Player freedom, to me, means that in some form or another you have the ability to roleplay a background and motivation in your head, and then choose from skills and abilities freely in order to live out that role. Many lamented Skyrim's elimination of attributes for this reason (i.e. we can be good at using axes, but we cannot be WEAK - perhaps due to a roleplayed injury - because there is no strength attribute.) But even in Skyrim, thanks to perks and the lack of classes, we still had the freedom to make our own way, at any time. If we are restricted to classes in ESO, that freedom is gone. That the classes essentially boil down to the typical triad in MMOs diminishes freedom and the sense of character uniqueness even more.
Lore and the sense of an ancient, complex political and cultural history is and always has been at the heart of TES. The single player games have managed to spoon feed us that lore in bites both large and small via books, dialogue, and plots (however poor or well done you feel they've been.) We have always had the freedom to seek it out - almost as though we were in-game scholars, doing "research." Given that this game sounds like it's using fairly traditional, status quo MMO mechanics, and given the end-game's reliance on PvP over the Imperial City, it's easy to envision any political or cultual connotations quickly being reduced to hyper-competitive meta-gaming and clans. I imagine it may be difficult to concentrate on how there's a war of succession for the throne of an ancient civilization going on when your primary concern is whether your healer is buffing your party enough. When games like Terra have political systems like they do, it seems unnatural for a game that should be so steeped in culture and lore to not have one that goes at all beyond PvP.
The combat in TES games is unique.
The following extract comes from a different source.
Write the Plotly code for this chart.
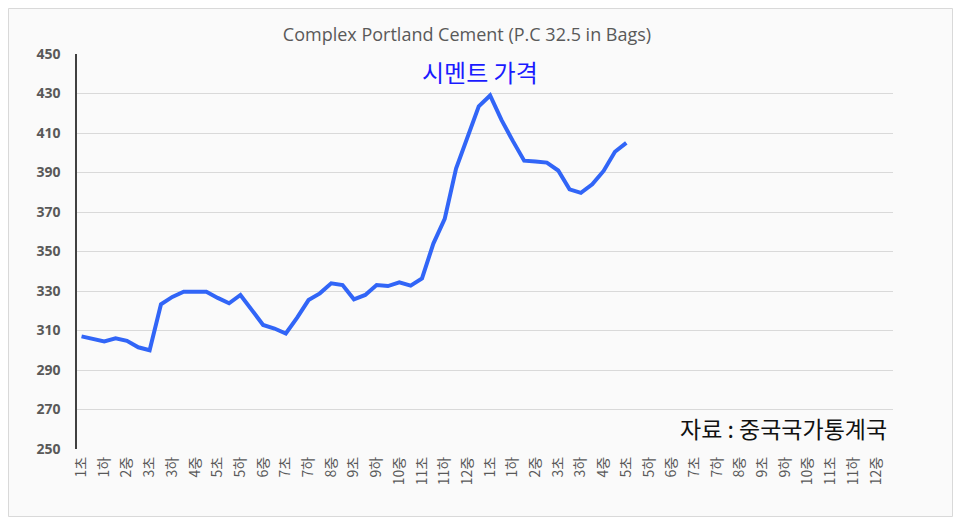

It may not be that innovative or, depending upon your tastes, even particularly well implmented. But the fact is that TES games are known specifically for their first person melee combat, having to equip or read spells in order to use them, and managing your stamina, HP, and magicka (MP.) It sounds like the stats are there, but without the first person, visceral combat that makes you feel like you're really there, it simply WILL NOT feel like an Elder Scrolls game to me. Maybe I'm alone in this.
Which brings us to exploration. This at least, presumably, will factor into an MMO. But in any MMO, especially one using traditional structure and design elements, there are going to be areas you can't go before a certain level. One of the great things about TES is that you can venture off in any direction and accidentally find yourself somewhere that perhaps you shouldn't be yet. But if you're careful and well-stocked, you have at least some chance of survival... with a commensurate loot and XP reward for surviving encounters you by all rights weren't prepared for. I have yet to play any typical fantasy MMO where this is possible, and from the look of things, ESO will not be an exception. So how will this sense of exploration and discovery translate into ESO? Will it at all?
I know there are balance concerns not inherent in a single player game that Zenimax must consider, but unless you're going to at least TRY, in some way shape or form, to hit all of the notes that make up the chord that is "The Elder Scrolls," then I am forced to ask: why even bother? The only answer I can come up with is, "because an MMO with even a decent player population with the name Elder Scrolls stamped on it is a potential cash cow." And with a series as special and beloved as TES - a series which has remained defiantly single player, massive, and hand-crafted in an age of increasingly MP-centric, on rails, smallish games churned out every year - that just isn't a good enough reason, Zenimax.
I hope to be proved wrong in the future and, as I said, will TRY to reserve judgment.